Americans don't study STEM as often as people in other developed countries, because they correctly see where the money is. There are many top STEM schools, but even they largely consist of foreign talent teaching foreign talent.
If the US went the way of Europe and stopped attracting foreign talent, I have no idea what would happen to tech innovation. The innovators and the innovations would still be there, but maybe there would not be as many people capable of taking advantage of the innovations.
IRL datapoints > counterfactuals: https://www.peoplespolicyproject.org/projects/nordic-state-i...
Also I said "Google it" for a reason. You picked an abstract one, and Sweden still beat us! And who could have guessed (me!), but Netherlands, Denmark, and Finland sit there in the top 10 as well :) [0]
> What do you think the cost of basic goods would rise to if all the Chinese manufacturing centers unionized?
You're not only dodging my point, but your own. You asked what was best for society.
0: https://www.wipo.int/pressroom/en/articles/2021/article_0008...
e: Man the "mooching" argument, in this context specifically, is really gonna stick with me. In a work meeting once, someone with knowledge said that each engineer in my org was earning the company $1.5-3 million. This is against a ~$200k salary. This is kind of subjective, but as an """innovator""", the idea that Finland is the one mooching off me is _hilarious_. I'm not gonna comment on what I "deserve" though because dessert theory isn't sound anyway.
You have it completely wrong. The US is mooching off of EU and Chinese brain talent and has done so for the past 75 years, since the end of WWII. Most innovation that occurs in the US has been done thanks to exploiting highly educated labor that migrated here from elsewhere on the planet.
If we're talking about the tech success of Silicon Valley, again that has mostly been mooching off of the lack of regulations regarding the sale and use of personal user data. Thankfully, EU is finally beginning to install some protections in that sense.
> Google "___est countries".
How about I Google which countries have the largest revenues for their technology companies, and the senior-level salaries of their employees?
It’s also kind of unsustainable in a globalized world, and even more so with remote work: The Nordic model is that you give everyone more or less the same compensation regardless of contribution. But how is that going to work 5 years from now? It’s already coming apart I would say.
There's an opportunity for tech to create a less antagonistic form of unions. Simply creating a Board seat for the ESOP, voted in by the ESOP holders (excluding senior management), would be shareholder aligned and beneficial to employees.

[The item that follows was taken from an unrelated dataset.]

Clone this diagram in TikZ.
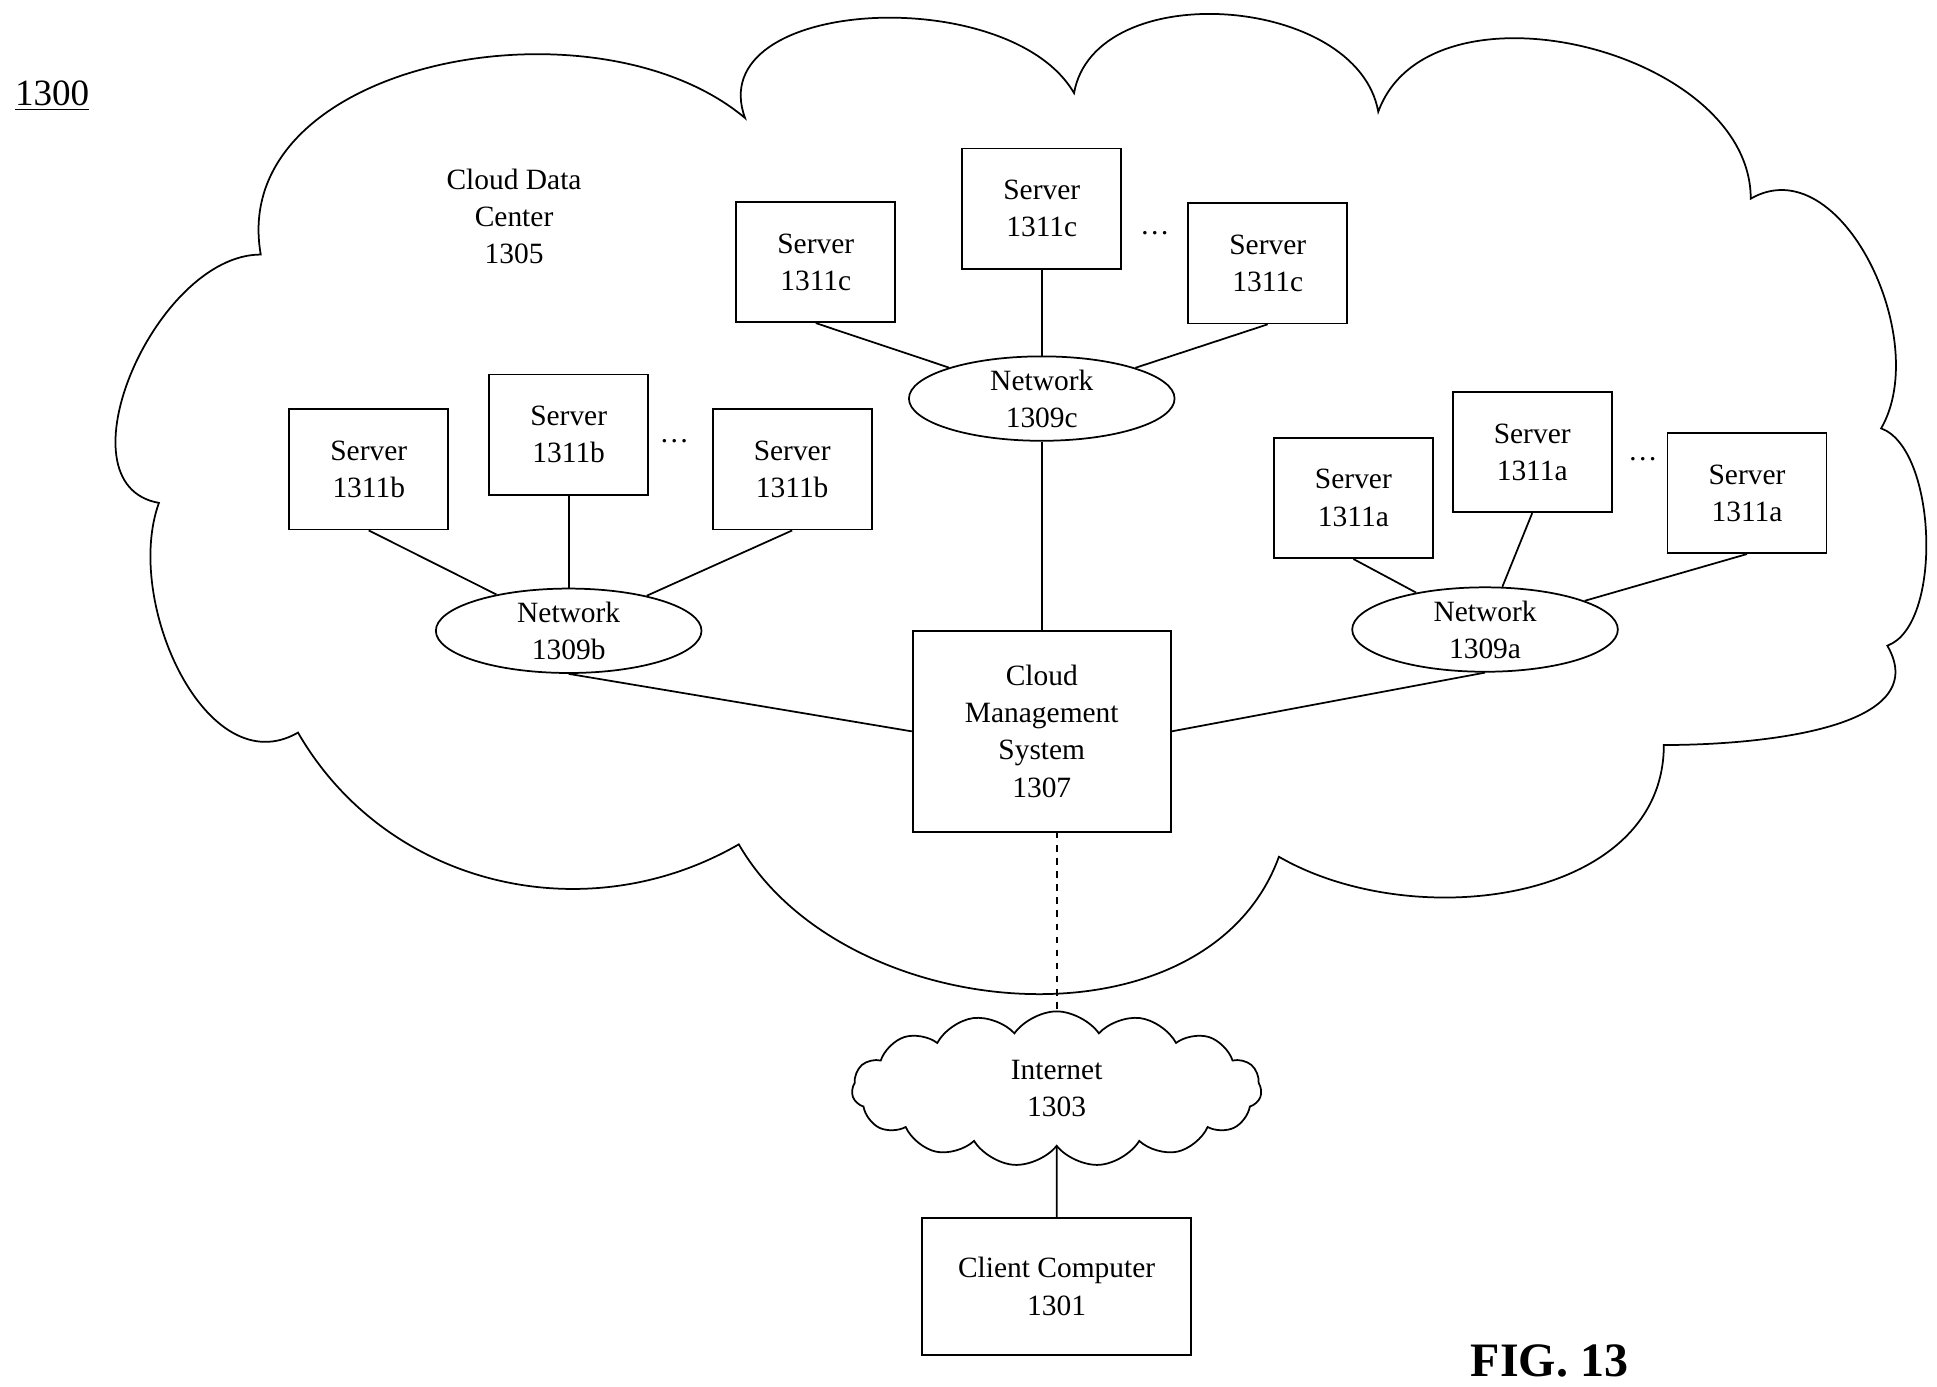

> The thing about unions in the Nordic countries, though, is that they’re different from unions in most other countries. I learned this in Denmark in 2007 when a union steward at Lego A/S, which had just announced plans to move a bunch of factory work to Eastern Europe, gave me an impassioned lecture on the positive economic aspects of outsourcing. Unions in Denmark saw (and presumably still see) preserving the competitiveness of Danish industry as a much higher priority than protecting specific jobs. They arrived at this mindset in part because Denmark is a small country trying to succeed in a big, scary world, but also because access to generous unemployment benefits is what leads many (perhaps most) workers in Denmark to join unions in the first place.
> Denmark, Finland and Sweden are what are called “Ghent system” countries, where unions administer the unemployment insurance program with help from government subsidies. Norway used to have a Ghent system but abandoned it in 1938. Belgium, where the actual city of Ghent is located, has a “partial Ghent system.” In recent years, the link between union membership and unemployment insurance has weakened in the remaining Ghent system countries too, with most union-affiliated insurance providers now formally independent, and scholars from those countries have written lots of papers about the pressures the system is under. But from the perspective of many outside observers it still looks pretty great in the way that it combines continued union strength with a flexible, pragmatic approach to serving workers that seems quite compatible with economic competitiveness.
https://archive.ph/2ExBA#selection-6089.0-6961.1
From “ The Conservative Case for Unions”:
> This is not to say the old style of American industrial unions will come back, or should. The mid-20th-century enterprise model, as it was called, relied on confrontational tactics to organize particular companies or factories. That may have succeeded in an era of oligopolistic, locally rooted corporations. However, in an era when even a slight increase in labor costs at a North Carolina factory sends jobs to China, organizing just a single company can boomerang against workers and management alike.
> Fortunately, other models have emerged elsewhere in the world, models that can benefit both companies and labor. A well-known example, popular in Europe, is the so-called works council, which gives workers a voice in company affairs without triggering the fraught, complex process of creating a formal union. In Germany, unions can organize entire sectors, rather than particular companies, giving employers and workers incentives to cooperate in ways that improve industries’ competitive position.
> Even more intriguing is the Ghent system, successful in Denmark and Sweden, under which unions administer government-funded unemployment benefits. Providing that safety net helps unions to shift their focus from protecting individual jobs to maintaining workers’ overall income security; this in turn allows employers more flexibility in hiring and firing.
The best argument for unions is to evolve them from the large rigid bureaucratic ones that protect bad workers to ones that focus purely on wages, while keeping the country competitive (Unions 2.0 if you will).
Also I was surprised to find out France has less unionization than even the US (9% vs 13%).
Otherwise I think reducing anything to a single metric like that is silly.
If the whole union will quit unanimously if they do that, then they have effective monopoly power over labor for the company.
The company will die if they try to bypass the union. In this case they could distort compensation far above what a competitive market would bear, and consumers of Kickstarter eat the cost (e.g. broader society).
It's definitely not a free lunch where workers get paid more and there's no societal cost, as many would like to believe
This is no different from having to accept any other company policies.
A company has a monopoly on its own policies, including whether joining a union is required.